Probe cost tops $80,000

City attorney: Scearce wanted Rohr resolution ‘in my pocket’

JOPLIN, Mo. — Joplin’s mayor pro tem told City Attorney Brian Head several days before the report of a City Council-ordered investigation was to be disclosed that he wanted a resolution to fire the city manager “in my pocket” before the meeting.

That investigation was supposed to focus on two city councilmen. Head said it turned to then-City Manager Mark Rohr because special investigator Tom Loraine asked Head if he should be “looking at” Rohr. Head said he told Loraine that Loraine would have to make that decision.

The firing of Rohr, who won two national awards for leading Joplin in the aftermath of the Joplin tornado, has sparked a firestorm of public controversy.

And the cost for that controversy has mounted. Billings disclosed Thursday by Head show the costs at $82,000, nearly double the cap the City Council set for costs without further authorization.


Resident Charles McGrew told the council members at a meeting Tuesday night their actions are an embarrassment to him, saying that people he knows in other cities and states are asking “What in the H are you guys doing over there?”

He said that the use of the phrase “without cause” in the firing of Rohr is a legal term “that shields the council from having to explain” its reasons for the action. He said he thought Rohr “did his job and did it well.”

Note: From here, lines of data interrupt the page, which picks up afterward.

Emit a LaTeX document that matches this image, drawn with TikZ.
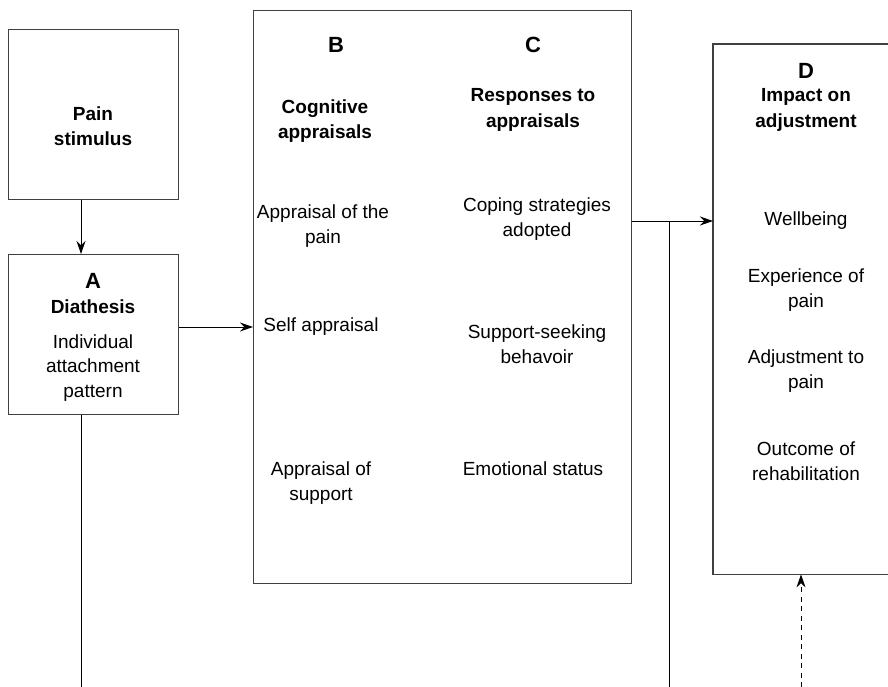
\documentclass[tikz,border=0pt]{standalone}
\usepackage{fontspec}
\setmainfont{Liberation Sans}
\usetikzlibrary{arrows.meta}
\begin{document}
\begin{tikzpicture}[x=1pt,y=-1pt,
  box/.style={draw=black!75, line width=1.1pt, inner sep=0pt, anchor=north west},
  txt/.style={align=center, inner sep=0pt, font=\fontsize{19}{24.5}\selectfont},
  btxt/.style={align=center, inner sep=0pt, font=\fontsize{19}{25.5}\selectfont\bfseries},
  letter/.style={inner sep=0pt, font=\fontsize{22}{26}\selectfont\bfseries},
  conn/.style={line width=1pt},
  arr/.style={conn, -{Stealth[length=13pt,width=9pt]}}]
\useasboundingbox (0,0) rectangle (888,687);

% boxes
\node[box, minimum width=170pt, minimum height=170pt] (P) at (8,29) {};
\node[box, minimum width=170pt, minimum height=160pt] (A) at (8,254) {};
\node[box, minimum width=378pt, minimum height=573pt] (BC) at (253,10) {};
\node[inner sep=0pt, anchor=north west, minimum width=175pt, minimum height=530pt] (D) at (713,44) {};
\draw[draw=black!75, line width=1.1pt] (D.north east) -- (D.north west) -- (D.south west) -- (D.south east);

% texts
\node[btxt] (tP) at (93,126) {Pain\\stimulus};
\node[letter] (lA) at (93,281) {A};
\node[btxt] (tA) at (93,307) {Diathesis};
\node[txt] (tA2) at (93,368) {Individual\\attachment\\pattern};

\node[letter] (lB) at (336,45) {B};
\node[letter] (lC) at (533,45) {C};
\node[btxt] (hB) at (325,121) {Cognitive\\appraisals};
\node[btxt] (hC) at (533,110) {Responses to\\appraisals};
\node[txt] (b1) at (323,226) {Appraisal of the\\pain};
\node[txt] (c1) at (537,219) {Coping strategies\\adopted};
\node[txt] (b2) at (321,327) {Self appraisal};
\node[txt] (c2) at (537,344) {Support-seeking\\behavoir};
\node[txt] (b3) at (321,483) {Appraisal of\\support};
\node[txt] (c3) at (533,469) {Emotional status};

\node[letter] (lD) at (806,71) {D};
\node[btxt] (hD) at (806,110) {Impact on\\adjustment};
\node[txt] (d1) at (806,221) {Wellbeing};
\node[txt] (d2) at (806,290) {Experience of\\pain};
\node[txt] (d3) at (806,371) {Adjustment to\\pain};
\node[txt] (d4) at (806,461) {Outcome of\\rehabilitation};

% helper coordinates
\coordinate (xa) at (81,0);
\coordinate (ya) at (0,327);
\coordinate (yd) at (0,221);
\coordinate (j) at (669,221);
\coordinate (jb) at (669,687);
\coordinate (lb) at (81,687);
\coordinate (db) at (801,687);

% connectors
\draw[arr] (P.south -| xa) -- (A.north -| xa);
\draw[conn] (A.south -| xa) -- (lb);
\draw[arr] (A.east |- ya) -- (BC.west |- ya);
\draw[arr] (BC.east |- yd) -- (D.west |- yd);
\draw[conn] (j) -- (jb);
\draw[arr, dash pattern=on 5pt off 4.5pt] (db) -- (D.south -| db);
\end{tikzpicture}
\end{document}
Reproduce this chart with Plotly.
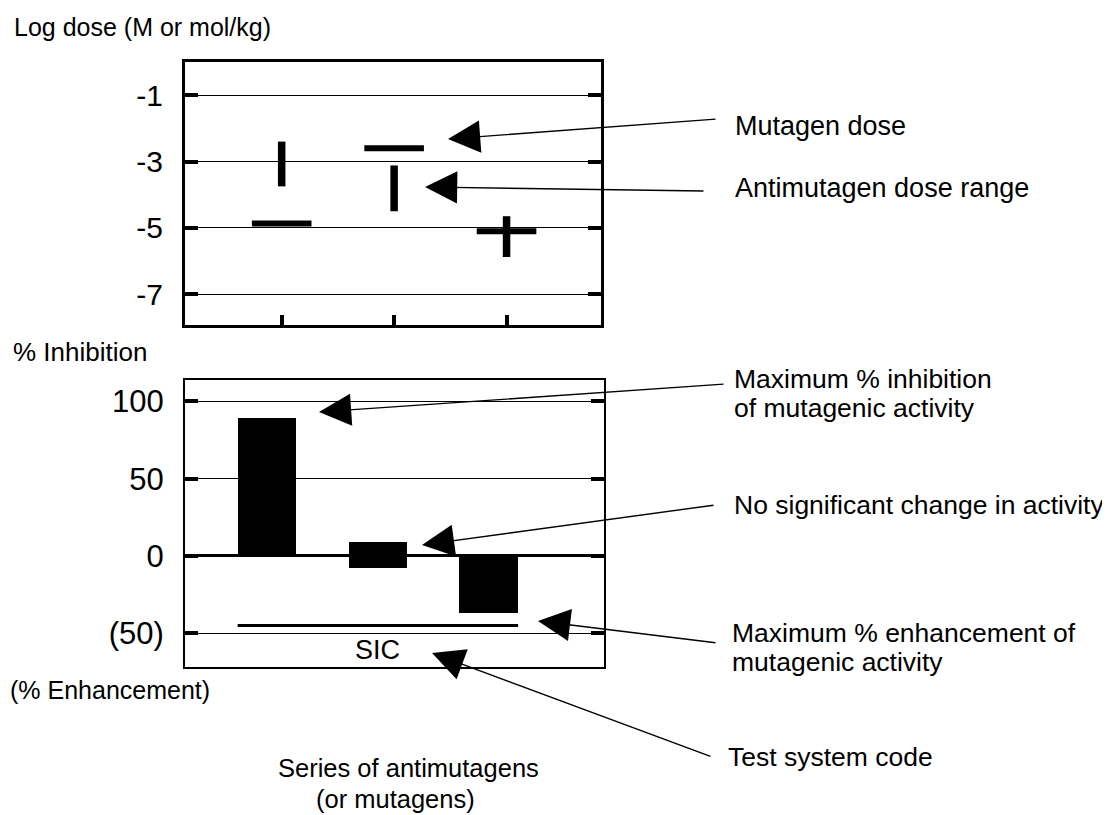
import plotly.graph_objects as go

W, H = 1110, 815
OFF = 8                      # default page margin of the html body
FW, FH = W - OFF, H - OFF    # figure size so that it fits the window
FONT = "Liberation Sans, Arial, Helvetica, sans-serif"

# ---------------- data ----------------
series_pos = [1, 2, 3]                      # series of antimutagens
mutagen_dose = [-4.87, -2.6, -5.1]          # log dose of mutagen
antimut_low = [-3.75, -4.5, -5.88]          # antimutagen dose range (low)
antimut_high = [-2.4, -3.12, -4.65]         # antimutagen dose range (high)
top_tickvals = [-1, -3, -5, -7]
top_ticktext = ["-1", "-3", "-5", "-7"]

bar_low = [0, -8, -37]                      # % inhibition bar bottoms
bar_high = [89, 9, 0]                       # % inhibition bar tops
sic_level = -45
sic_label = "SIC"
bot_tickvals = [100, 50, 0, -50]
bot_ticktext = ["100", "50", "0", "(50)"]

HALF = 0.265      # half width of mutagen-dose marks / bars (x units)

fig = go.Figure()

# antimutagen dose ranges (vertical)
vx, vy = [], []
for p, lo, hi in zip(series_pos, antimut_low, antimut_high):
    vx += [p, p, None]
    vy += [lo, hi, None]
fig.add_trace(go.Scatter(x=vx, y=vy, mode="lines", line=dict(color="black", width=7.5),
                         xaxis="x", yaxis="y", hoverinfo="skip", showlegend=False))

# mutagen dose (horizontal)
hx, hy = [], []
for p, d in zip(series_pos, mutagen_dose):
    hx += [p - HALF, p + HALF, None]
    hy += [d, d, None]
fig.add_trace(go.Scatter(x=hx, y=hy, mode="lines", line=dict(color="black", width=6),
                         xaxis="x", yaxis="y", hoverinfo="skip", showlegend=False))

# % inhibition bars
fig.add_trace(go.Bar(x=series_pos, y=[h - l for h, l in zip(bar_high, bar_low)], base=bar_low,
                     width=2 * HALF, marker=dict(color="black", line=dict(width=0)),
                     xaxis="x2", yaxis="y2", showlegend=False))

# test system code line
fig.add_trace(go.Scatter(x=[series_pos[0] - HALF, series_pos[-1] + HALF], y=[sic_level, sic_level],
                         mode="lines", line=dict(color="black", width=3),
                         xaxis="x2", yaxis="y2", hoverinfo="skip", showlegend=False))


def px_x(v):
    return (v - OFF) / FW


def px_y(v):
    return 1 - (v - OFF) / FH


annotations = []


def text(t, x, y, anchor="left", size=26):
    annotations.append(dict(text=t, x=px_x(x), y=px_y(y), xref="paper", yref="paper",
                            xanchor=anchor, yanchor="middle", showarrow=False,
                            font=dict(size=size, color="black", family=FONT)))


text("Log dose (M or mol/kg)", 12, 27, size=25)
text("% Inhibition", 11, 352)
text("(% Enhancement)", 8, 690, size=25)
text("Series of antimutagens", 408, 768, anchor="center", size=25.5)
text("(or mutagens)", 395, 799, anchor="center", size=25.5)
text("Mutagen dose", 733, 126, size=27)
text("Antimutagen dose range", 733, 188, size=27)
text("Maximum % inhibition", 732, 379, size=26.5)
text("of mutagenic activity", 732, 408, size=26.5)
text("No significant change in activity", 732, 505, size=26.5)
text("Maximum % enhancement of", 730, 633, size=26.5)
text("mutagenic activity", 730, 662, size=26.5)
text("Test system code", 726, 757, size=26.5)

# SIC label inside lower panel
annotations.append(dict(text=sic_label, x=2, y=-61, xref="x2", yref="y2", showarrow=False,
                        xanchor="center", yanchor="middle",
                        font=dict(size=27, color="black", family=FONT)))

# arrows: (tip_x, tip_y, tail_x, tail_y) in pixels
arrows = [
    (448, 139, 717, 119),
    (425, 187, 705, 191),
    (319, 412, 725, 384),
    (422, 545, 715, 505),
    (538, 621, 717, 643),
    (432, 653, 712, 757),
]
for tx, ty, sx, sy in arrows:
    annotations.append(dict(text="", x=px_x(tx), y=px_y(ty), xref="paper", yref="paper",
                            ax=sx - tx, ay=sy - ty, axref="pixel", ayref="pixel",
                            showarrow=True, arrowhead=2, arrowsize=4.6, arrowwidth=1.4,
                            arrowcolor="black", standoff=0))

fig.update_layout(
    width=FW, height=FH,
    margin=dict(l=0, r=0, t=0, b=0),
    paper_bgcolor="white", plot_bgcolor="white",
    font=dict(family=FONT, color="black"),
    showlegend=False,
    bargap=0,
    annotations=annotations,
    xaxis=dict(domain=[px_x(185), px_x(601)], range=[0.14, 3.84], anchor="y",
               showline=True, linewidth=3, linecolor="black", mirror=True,
               ticks="inside", tickvals=series_pos, ticklen=10, tickwidth=4, tickcolor="black",
               showticklabels=False, showgrid=False, zeroline=False, fixedrange=True),
    yaxis=dict(domain=[px_y(325), px_y(62)], range=[-7.93, 0], anchor="x",
               showline=True, linewidth=3, linecolor="black", mirror="ticks",
               ticks="inside", tickvals=top_tickvals, ticktext=top_ticktext,
               ticklen=13, tickwidth=4, tickcolor="black",
               tickfont=dict(size=30, family=FONT, color="black"), ticklabelstandoff=13,
               showgrid=True, gridcolor="black", gridwidth=1, zeroline=False, fixedrange=True),
    xaxis2=dict(domain=[px_x(185), px_x(604)], range=[0.26, 4.04], anchor="y2",
                showline=True, linewidth=2, linecolor="black", mirror=True,
                ticks="", showticklabels=False, showgrid=False, zeroline=False, fixedrange=True),
    yaxis2=dict(domain=[px_y(667), px_y(380)], range=[-71.8, 113.8], anchor="x2",
                showline=True, linewidth=2, linecolor="black", mirror="ticks",
                ticks="inside", tickvals=bot_tickvals, ticktext=bot_ticktext,
                ticklen=13, tickwidth=4, tickcolor="black",
                tickfont=dict(size=31, family=FONT, color="black"), ticklabelstandoff=13,
                showgrid=True, gridcolor="black", gridwidth=1,
                zeroline=True, zerolinecolor="black", zerolinewidth=3, fixedrange=True),
)

fig.write_html("out.html")
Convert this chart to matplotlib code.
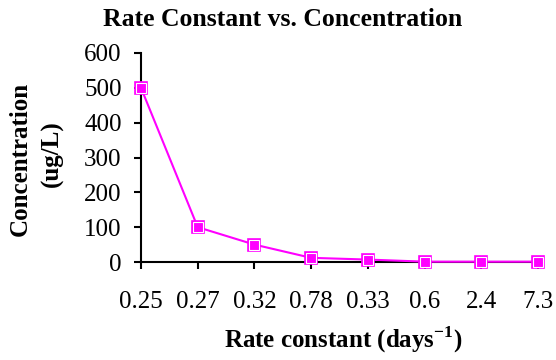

Councilman Gary Shaw gave a statement at the meeting and, in it, questioned whether some on the council knew details of the investigator’s report before all of them heard it at a Feb. 4 special meeting.

Head said that he knew some details of the probe and gave Mayor Melodee Colbert-Kean a “very short, limited briefing” despite council discussions that no one was to have any information from the report before it was given to the council as a whole.

The mayor could not be reached for comment on what she was told.

The mayor pro tem, Bill Scearce, was one of the councilmen who was to be investigated.

Asked what he knew, Scearce said, “I did not know what was in the report,” adding, “You could tell the report was going farther (than the two councilmen) by the people who were being interviewed.”

Asked how he knew who was interviewed, Scearce said, “By talk on the street.”

He would not explain the reasons he voted to fire Rohr, describing it only as a “necessary action.”

Scearce acknowledged asking Head to prepare the Rohr resolution, saying he also asked for several other documents, such as those for council censure and resignation, because he felt the council needed to be “prepared for all eventualities.”

Asked why he sought the documents instead of waiting on the full council to deliberate what they might want to do after hearing the report, Scearce said, “Every councilman can ask the city attorney to do any ordinance he wants. If the council doesn’t like it, the council doesn’t have to vote for it.”

 Head said he advised Scearce against drafting a resolution to fire Rohr in advance of the meeting.